By 1980 – the year after Houghton had led Malmo to a European Cup final against Nottingham Forest – two of Croydon’s finest exports had left Scandinavia for a dysfunctional Bristol City.
Although the English pair probably wished they hadn’t bothered, back in Sweden, Lagerback was beginning his rise from obscurity as a player to a coach who, like Hodgson, would go on to manage his home country despite a playing career that never extended beyond the exceptionally ordinary.
What Lagerback is currently achieving is anything but, and a victory against Croatia in Reykjavik on Friday night could represent another chapter in the kind of football fairytale that many of us feared we had seen the last of - the kind of fairytale that Hodgson and Houghton first piloted in Sweden all those years ago.
“Roy still means a lot to people in Sweden and at the clubs he worked at,” says Lagerback. “If you look at what he achieved at Halmstad, it’s nothing short of remarkable. Even now they’re really just a small club, probably on a par with Swansea in the Premier League, but he took them to the title twice in four years and completely transformed them.”
If Iceland go through, the presence of Lagerback and Hodgson will give Sweden’s fans at least two reasons to pay attention at next summer’s World Cup – regardless of whether their team make it through their own two-legged play-off against Cristiano Ronaldo’s Portugal.
That mouth-watering match-up between Zlatan Ibrahimovich and the Real Madrid star will not, however, distract Lagerback from his own task of taking Iceland to their first major tournament.
And if they do upset the odds against a Croatia side still reeling from defeat to Scotland which led to the sacking of manager Igor Stimac, then Lagerback will surely never have to shell out for a cod fillet again.
“The people here have gone football crazy, the tickets sold out in three hours,” he says.
“There’s huge interest in the match, everyone is looking forward to it. There’s a capacity of 10,000 in Reykjavik but I wouldn’t expect the atmosphere to be described as hostile, the fans are just looking forward to the biggest match in the country’s history.
“It’s great for football that the small countries can still make an impact if you’re lucky with a great generation of players, if the players work hard and you’re well organised.”
Despite what some Liverpool fans might say, those are two traits that have typified Hodgson’s approach to the game since he arrived on Swedish shores in 1976 (fresh from a stint in charge of Carshalton Athletic).
And the omens suggest they could well be enough to take Lagerback’s men past Croatia.
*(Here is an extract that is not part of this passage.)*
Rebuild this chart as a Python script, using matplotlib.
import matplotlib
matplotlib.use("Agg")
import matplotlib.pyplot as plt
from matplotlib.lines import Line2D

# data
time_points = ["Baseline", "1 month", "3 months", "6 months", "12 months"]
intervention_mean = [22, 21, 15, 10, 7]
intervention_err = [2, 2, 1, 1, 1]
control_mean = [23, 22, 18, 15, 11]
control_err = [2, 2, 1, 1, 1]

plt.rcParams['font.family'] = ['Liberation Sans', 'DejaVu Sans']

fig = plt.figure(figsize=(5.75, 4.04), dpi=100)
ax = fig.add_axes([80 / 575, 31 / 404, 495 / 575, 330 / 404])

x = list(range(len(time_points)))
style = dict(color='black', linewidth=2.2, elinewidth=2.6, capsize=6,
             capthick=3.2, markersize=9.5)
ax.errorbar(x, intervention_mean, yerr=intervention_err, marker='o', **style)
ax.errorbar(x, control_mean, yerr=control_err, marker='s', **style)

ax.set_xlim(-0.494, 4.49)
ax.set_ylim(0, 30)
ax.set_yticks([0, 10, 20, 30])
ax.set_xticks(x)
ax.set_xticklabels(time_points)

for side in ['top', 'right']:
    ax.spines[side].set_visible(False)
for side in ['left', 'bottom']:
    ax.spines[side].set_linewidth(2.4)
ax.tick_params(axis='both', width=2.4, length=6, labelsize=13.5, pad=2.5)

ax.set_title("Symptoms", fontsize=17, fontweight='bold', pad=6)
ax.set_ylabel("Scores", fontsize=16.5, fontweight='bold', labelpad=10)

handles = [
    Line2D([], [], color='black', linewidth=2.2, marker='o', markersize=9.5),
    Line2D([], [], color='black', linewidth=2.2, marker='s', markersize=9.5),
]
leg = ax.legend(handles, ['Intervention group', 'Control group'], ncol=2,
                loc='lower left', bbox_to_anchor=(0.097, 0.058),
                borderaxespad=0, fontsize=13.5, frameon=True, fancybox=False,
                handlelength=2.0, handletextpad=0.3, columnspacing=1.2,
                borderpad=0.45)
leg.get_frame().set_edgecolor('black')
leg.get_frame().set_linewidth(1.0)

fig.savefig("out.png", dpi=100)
“The last two games in qualification were against teams with new coaches,” he says. “My assistant said before the draw that we would have Croatia for that very reason. Going to Croatia is very tough but when you have these play-off matches and you start at home it’s so important to keep a clean sheet.
“Even if it’s a draw, a zero-zero, you always have a good chance. Of course a win would be perfect but you have to careful and hopefully not let them score on the night. If it’s a tight game then we have the advantage of playing that first game at home but you have to adapt to any situation. That’s what we’ve done so far.”
If they succeed then two old friends can look forward to a potential reunion in Brazil next summer.